The current situation in the UK lends itself well to the chancellor being able to deliver a pre-election giveaway. Public finances have improved in recent months, the outlook for the economy is relatively positive, as highlighted in our recent economic forecast, and the OBR is likely to downgrade its forecast for debt interest payments.
That said, George Osborne must use the Budget to focus on specific policies that support long-term economic growth, rather than short-term vote winners. In particular, we think the focus should be on supporting business investment – through making the Annual Investment Allowance permanent at £500,000 and widening its remit to include improvements to business premises.
This would help to achieve better balanced growth and tackle the unacceptable uncertainty created by the constant chopping and changing of UK tax structures and incentives.
Richard Batley, senior economist at Lombard Street Research, says No.
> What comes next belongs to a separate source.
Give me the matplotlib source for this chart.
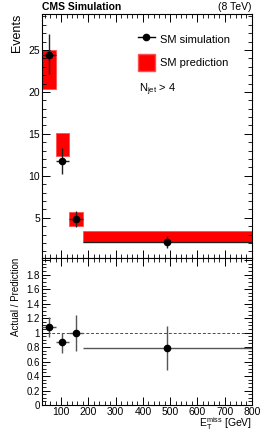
import numpy as np
import matplotlib
matplotlib.use('Agg')
import matplotlib.pyplot as plt
from matplotlib.lines import Line2D
from matplotlib.patches import Patch
from matplotlib.ticker import MultipleLocator

plt.rcParams['font.family'] = ['Liberation Sans', 'DejaVu Sans']
plt.rcParams['mathtext.fontset'] = 'custom'
plt.rcParams['mathtext.rm'] = 'Liberation Sans'
plt.rcParams['mathtext.it'] = 'Liberation Sans:italic'

# binning in MET
bin_edges = [30, 80, 130, 180, 800]
bin_centers = [55, 105, 155, 490]

# SM prediction band (low / high edge of the box)
pred_lo = [20.4, 12.4, 4.05, 2.07]
pred_hi = [25.0, 15.15, 5.7, 3.37]

# SM simulation points
sim_y = [24.4, 11.8, 4.85, 2.15]
sim_err_lo = [2.3, 1.6, 1.0, 0.76]
sim_err_hi = [2.5, 1.5, 0.98, 0.71]

# actual / prediction
ratio_y = [1.077, 0.87, 1.0, 0.79]
ratio_err_lo = [0.14, 0.15, 0.25, 0.30]
ratio_err_hi = [0.14, 0.13, 0.25, 0.30]

edges = np.array(bin_edges)
widths = np.diff(edges)
xc = np.array(bin_centers)
xerr = [xc - edges[:-1], edges[1:] - xc]

fig = plt.figure(figsize=(2.66, 4.33), dpi=100)
ax = fig.add_axes([0.158, 0.404, 0.789, 0.564])
axr = fig.add_axes([0.158, 0.0647, 0.789, 0.3393])

ax.bar(edges[:-1], np.array(pred_hi) - np.array(pred_lo), width=widths, bottom=pred_lo,
       align='edge', color='#ff0000', edgecolor='#ff5050', linewidth=0.6, zorder=1)
ax.errorbar(xc, sim_y, xerr=xerr, yerr=[sim_err_lo, sim_err_hi], fmt='o', color='black',
            ecolor='#222222', elinewidth=1.0, markersize=4.5, capsize=0, zorder=3)

ax.set_xlim(30, 800)
ax.set_ylim(0.2, 29.3)
ax.yaxis.set_major_locator(MultipleLocator(5))
ax.yaxis.set_minor_locator(MultipleLocator(1))
ax.set_ylabel('Events', loc='top', fontsize=9)
ax.set_yticks([5, 10, 15, 20, 25])

leg_handles = [Line2D([], [], color='black', marker='o', markersize=4.5, linewidth=1.0),
               Patch(facecolor='#ff0000', edgecolor='#ff5050')]
leg = ax.legend(leg_handles, ['SM simulation', 'SM prediction'], loc='upper left',
                bbox_to_anchor=(0.41, 0.97), frameon=False, fontsize=8,
                handlelength=1.5, handleheight=1.9, handletextpad=0.5, labelspacing=0.6)
ax.text(0.46, 0.69, r'N$_{\mathrm{jet}}$ > 4', transform=ax.transAxes, fontsize=8,
        ha='left', va='center')

axr.axhline(1.0, color='#ff0000', linestyle=(0, (3, 2)), linewidth=0.7, zorder=1)
axr.errorbar(xc, ratio_y, xerr=xerr, yerr=[ratio_err_lo, ratio_err_hi], fmt='o', color='black',
             ecolor='#555555', elinewidth=1.0, markersize=4.5, capsize=0, zorder=3)
axr.set_xlim(30, 800)
axr.set_ylim(0, 2.03)
axr.yaxis.set_major_locator(MultipleLocator(0.2))
axr.yaxis.set_minor_locator(MultipleLocator(0.05))
axr.set_yticks(np.arange(0, 2.01, 0.2))
axr.set_yticklabels(['0', '0.2', '0.4', '0.6', '0.8', '1', '1.2', '1.4', '1.6', '1.8', ''])
axr.set_ylabel('Actual / Prediction', loc='top', fontsize=7)
axr.set_xlabel(r'E$_{\mathrm{T}}^{\mathrm{miss}}$ [GeV]', loc='right', fontsize=7.5, labelpad=-1)

for a in (ax, axr):
    a.xaxis.set_major_locator(MultipleLocator(100))
    a.xaxis.set_minor_locator(MultipleLocator(20))
    a.tick_params(which='both', direction='in', top=True, right=True, labelsize=7.5, pad=1.5)
    a.tick_params(which='major', length=6, width=0.7)
    a.tick_params(which='minor', length=3, width=0.6)
    for s in a.spines.values():
        s.set_linewidth(0.8)
ax.tick_params(axis='x', labelbottom=False)
axr.tick_params(axis='y', labelsize=7)
axr.set_xticks([100, 200, 300, 400, 500, 600, 700, 800])

fig.text(0.158, 0.973, 'CMS Simulation', fontsize=7.5, fontweight='bold', ha='left', va='bottom')
fig.text(0.947, 0.973, '(8 TeV)', fontsize=7.5, ha='right', va='bottom')

fig.savefig('out.png', dpi=100)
Osborne will be under pressure to mark the start of the election campaign with tax cuts. This would be a mistake. Despite the economic recovery, public finances have disappointed, in large part because low wage inflation has held back income tax receipts. But as wages improve and low oil prices boost real incomes, the OBR is likely to forecast a narrower deficit.
Recasting such cyclical developments as structural fiscal improvement was a technique used by the last government to grow spending while meeting supposed fiscal rules. Osborne will be presented with an opportunity to repeat this sleight of hand. Fiscal policy was able to respond to the 2008 crisis because debt to GDP was low, but debt levels today remain high. To react to future crises, debt needs to be reduced now.
A supposedly “fully funded” fiscal loosening amid already strong growth would get backbenchers cheering, but would mark a retreat from the much-vaunted “long-term economic plan”.